**DATASET SECTION**
>>>>>

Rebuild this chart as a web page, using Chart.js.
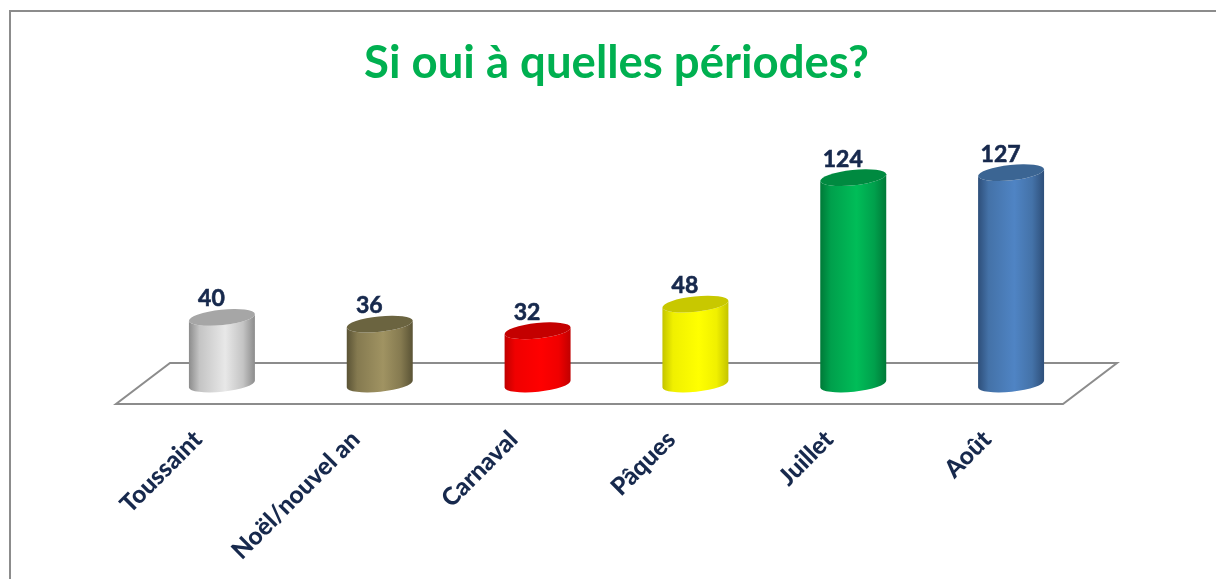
<!DOCTYPE html>
<html><head><meta charset="utf-8">
<style>html,body{margin:0;padding:0;background:#fff}canvas{display:block}</style>
<script src="https://cdn.jsdelivr.net/npm/chart.js@4/dist/chart.umd.js"></script>
</head><body><canvas id="c" width="1216" height="579"></canvas>
<script>
const categories = ["Toussaint","Noël/nouvel an","Carnaval","Pâques","Juillet","Août"];
const values = [40,36,32,48,124,127];
const lightColors = ["#e8e8e8","#a09362","#ff0000","#ffff00","#00bd58","#4f84c4"];
const midColors   = ["#c4c4c4","#857a50","#f00000","#f0f000","#00a04c","#4472a8"];
const edgeColors  = ["#8c8c8c","#5a5335","#c00000","#c4c400","#007a38","#2e4f7a"];
const topColors   = ["#a6a6a6","#6b6440","#c40000","#c8c800","#008a40","#3b6593"];
const titleText = "Si oui à quelles périodes?";
const FONT = "Lato, Carlito, sans-serif";
const TILT = -6 * Math.PI / 180, RY = 7.7;

// Cylinder look for the library's own bar elements
Chart.BarElement.prototype.draw = function (ctx) {
  const {x, y, base, width} = this.getProps(['x','y','base','width'], true);
  const i = this.$context ? this.$context.dataIndex : 0;
  const rx = width / 2 / Math.cos(TILT), dy = width / 2 * Math.tan(TILT);
  const g = ctx.createLinearGradient(x - width/2, 0, x + width/2, 0);
  g.addColorStop(0, edgeColors[i]);
  g.addColorStop(0.16, midColors[i]);
  g.addColorStop(0.55, lightColors[i]);
  g.addColorStop(0.82, midColors[i]);
  g.addColorStop(1, edgeColors[i]);
  ctx.save();
  ctx.beginPath();
  ctx.moveTo(x - width/2, y - dy);
  ctx.lineTo(x - width/2, base - dy);
  ctx.ellipse(x, base, rx, RY, TILT, Math.PI, 0, true);
  ctx.lineTo(x + width/2, y + dy);
  ctx.ellipse(x, y, rx, RY, TILT, 0, Math.PI, false);
  ctx.closePath();
  ctx.fillStyle = g;
  ctx.fill();
  ctx.beginPath();
  ctx.ellipse(x, y, rx, RY, TILT, 0, Math.PI * 2);
  ctx.fillStyle = topColors[i];
  ctx.fill();
  ctx.restore();
};

const decor = {
  id: 'decor',
  beforeDraw(chart) {
    const c = chart.ctx;
    c.save();
    c.fillStyle = '#fff';
    c.fillRect(0, 0, chart.width, chart.height);
    c.strokeStyle = '#8c8c8c';
    c.lineWidth = 2;
    c.beginPath();
    c.moveTo(10, chart.height);
    c.lineTo(10, 11);
    c.lineTo(chart.width, 11);
    c.stroke();
    c.restore();
  },
  beforeDatasetsDraw(chart) {
    const c = chart.ctx, a = chart.chartArea;
    c.save();
    c.strokeStyle = '#8c8c8c';
    c.lineWidth = 2;
    c.beginPath();
    c.moveTo(a.left + 27, a.bottom - 21);
    c.lineTo(a.right + 27, a.bottom - 21);
    c.lineTo(a.right - 27, a.bottom + 20);
    c.lineTo(a.left - 27, a.bottom + 20);
    c.closePath();
    c.stroke();
    c.restore();
  },
  afterDatasetsDraw(chart) {
    const c = chart.ctx;
    c.save();
    c.fillStyle = '#17294d';
    c.strokeStyle = '#17294d';
    c.lineWidth = 0.6;
    c.font = 'bold 23px ' + FONT;
    c.textAlign = 'center';
    c.textBaseline = 'middle';
    chart.getDatasetMeta(0).data.forEach((el, i) => {
      c.fillText(String(values[i]), el.x - 10.5, el.y - 18.5);
      c.strokeText(String(values[i]), el.x - 10.5, el.y - 18.5);
    });
    c.restore();
  }
};

new Chart(document.getElementById('c'), {
  type: 'bar',
  data: { labels: categories, datasets: [{ data: values, backgroundColor: lightColors, barPercentage: 1, categoryPercentage: 0.418, clip: false }] },
  plugins: [decor],
  options: {
    responsive: false,
    animation: false,
    layout: { padding: { left: 143, right: 126, top: 0, bottom: 0 } },
    plugins: {
      legend: { display: false },
      tooltip: { enabled: false },
      title: {
        display: true, text: titleText, color: '#00b050',
        font: { family: FONT, size: 45.5, weight: 'bold', lineHeight: 1.2 },
        padding: { top: 36, bottom: 60.4 }
      }
    },
    scales: {
      x: {
        grid: { display: false }, border: { display: false },
        afterFit(s) { s.height = 195; },
        ticks: {
          color: '#17294d', autoSkip: false, minRotation: 45, maxRotation: 45,
          font: { family: FONT, size: 24.5, weight: 900 },
          padding: 33, labelOffset: -24
        }
      },
      y: { display: false, min: 0, max: 140 }
    }
  }
});
</script></body></html>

<<<<<

Print the whole listing above once more, word for word, without its pictures.

Rebuild this chart as a web page, using Chart.js.
<!DOCTYPE html>
<html><head><meta charset="utf-8">
<style>html,body{margin:0;padding:0;background:#fff}canvas{display:block}</style>
<script src="https://cdn.jsdelivr.net/npm/chart.js@4/dist/chart.umd.js"></script>
</head><body><canvas id="c" width="1216" height="579"></canvas>
<script>
const categories = ["Toussaint","Noël/nouvel an","Carnaval","Pâques","Juillet","Août"];
const values = [40,36,32,48,124,127];
const lightColors = ["#e8e8e8","#a09362","#ff0000","#ffff00","#00bd58","#4f84c4"];
const midColors   = ["#c4c4c4","#857a50","#f00000","#f0f000","#00a04c","#4472a8"];
const edgeColors  = ["#8c8c8c","#5a5335","#c00000","#c4c400","#007a38","#2e4f7a"];
const topColors   = ["#a6a6a6","#6b6440","#c40000","#c8c800","#008a40","#3b6593"];
const titleText = "Si oui à quelles périodes?";
const FONT = "Lato, Carlito, sans-serif";
const TILT = -6 * Math.PI / 180, RY = 7.7;

// Cylinder look for the library's own bar elements
Chart.BarElement.prototype.draw = function (ctx) {
  const {x, y, base, width} = this.getProps(['x','y','base','width'], true);
  const i = this.$context ? this.$context.dataIndex : 0;
  const rx = width / 2 / Math.cos(TILT), dy = width / 2 * Math.tan(TILT);
  const g = ctx.createLinearGradient(x - width/2, 0, x + width/2, 0);
  g.addColorStop(0, edgeColors[i]);
  g.addColorStop(0.16, midColors[i]);
  g.addColorStop(0.55, lightColors[i]);
  g.addColorStop(0.82, midColors[i]);
  g.addColorStop(1, edgeColors[i]);
  ctx.save();
  ctx.beginPath();
  ctx.moveTo(x - width/2, y - dy);
  ctx.lineTo(x - width/2, base - dy);
  ctx.ellipse(x, base, rx, RY, TILT, Math.PI, 0, true);
  ctx.lineTo(x + width/2, y + dy);
  ctx.ellipse(x, y, rx, RY, TILT, 0, Math.PI, false);
  ctx.closePath();
  ctx.fillStyle = g;
  ctx.fill();
  ctx.beginPath();
  ctx.ellipse(x, y, rx, RY, TILT, 0, Math.PI * 2);
  ctx.fillStyle = topColors[i];
  ctx.fill();
  ctx.restore();
};

const decor = {
  id: 'decor',
  beforeDraw(chart) {
    const c = chart.ctx;
    c.save();
    c.fillStyle = '#fff';
    c.fillRect(0, 0, chart.width, chart.height);
    c.strokeStyle = '#8c8c8c';
    c.lineWidth = 2;
    c.beginPath();
    c.moveTo(10, chart.height);
    c.lineTo(10, 11);
    c.lineTo(chart.width, 11);
    c.stroke();
    c.restore();
  },
  beforeDatasetsDraw(chart) {
    const c = chart.ctx, a = chart.chartArea;
    c.save();
    c.strokeStyle = '#8c8c8c';
    c.lineWidth = 2;
    c.beginPath();
    c.moveTo(a.left + 27, a.bottom - 21);
    c.lineTo(a.right + 27, a.bottom - 21);
    c.lineTo(a.right - 27, a.bottom + 20);
    c.lineTo(a.left - 27, a.bottom + 20);
    c.closePath();
    c.stroke();
    c.restore();
  },
  afterDatasetsDraw(chart) {
    const c = chart.ctx;
    c.save();
    c.fillStyle = '#17294d';
    c.strokeStyle = '#17294d';
    c.lineWidth = 0.6;
    c.font = 'bold 23px ' + FONT;
    c.textAlign = 'center';
    c.textBaseline = 'middle';
    chart.getDatasetMeta(0).data.forEach((el, i) => {
      c.fillText(String(values[i]), el.x - 10.5, el.y - 18.5);
      c.strokeText(String(values[i]), el.x - 10.5, el.y - 18.5);
    });
    c.restore();
  }
};

new Chart(document.getElementById('c'), {
  type: 'bar',
  data: { labels: categories, datasets: [{ data: values, backgroundColor: lightColors, barPercentage: 1, categoryPercentage: 0.418, clip: false }] },
  plugins: [decor],
  options: {
    responsive: false,
    animation: false,
    layout: { padding: { left: 143, right: 126, top: 0, bottom: 0 } },
    plugins: {
      legend: { display: false },
      tooltip: { enabled: false },
      title: {
        display: true, text: titleText, color: '#00b050',
        font: { family: FONT, size: 45.5, weight: 'bold', lineHeight: 1.2 },
        padding: { top: 36, bottom: 60.4 }
      }
    },
    scales: {
      x: {
        grid: { display: false }, border: { display: false },
        afterFit(s) { s.height = 195; },
        ticks: {
          color: '#17294d', autoSkip: false, minRotation: 45, maxRotation: 45,
          font: { family: FONT, size: 24.5, weight: 900 },
          padding: 33, labelOffset: -24
        }
      },
      y: { display: false, min: 0, max: 140 }
    }
  }
});
</script></body></html>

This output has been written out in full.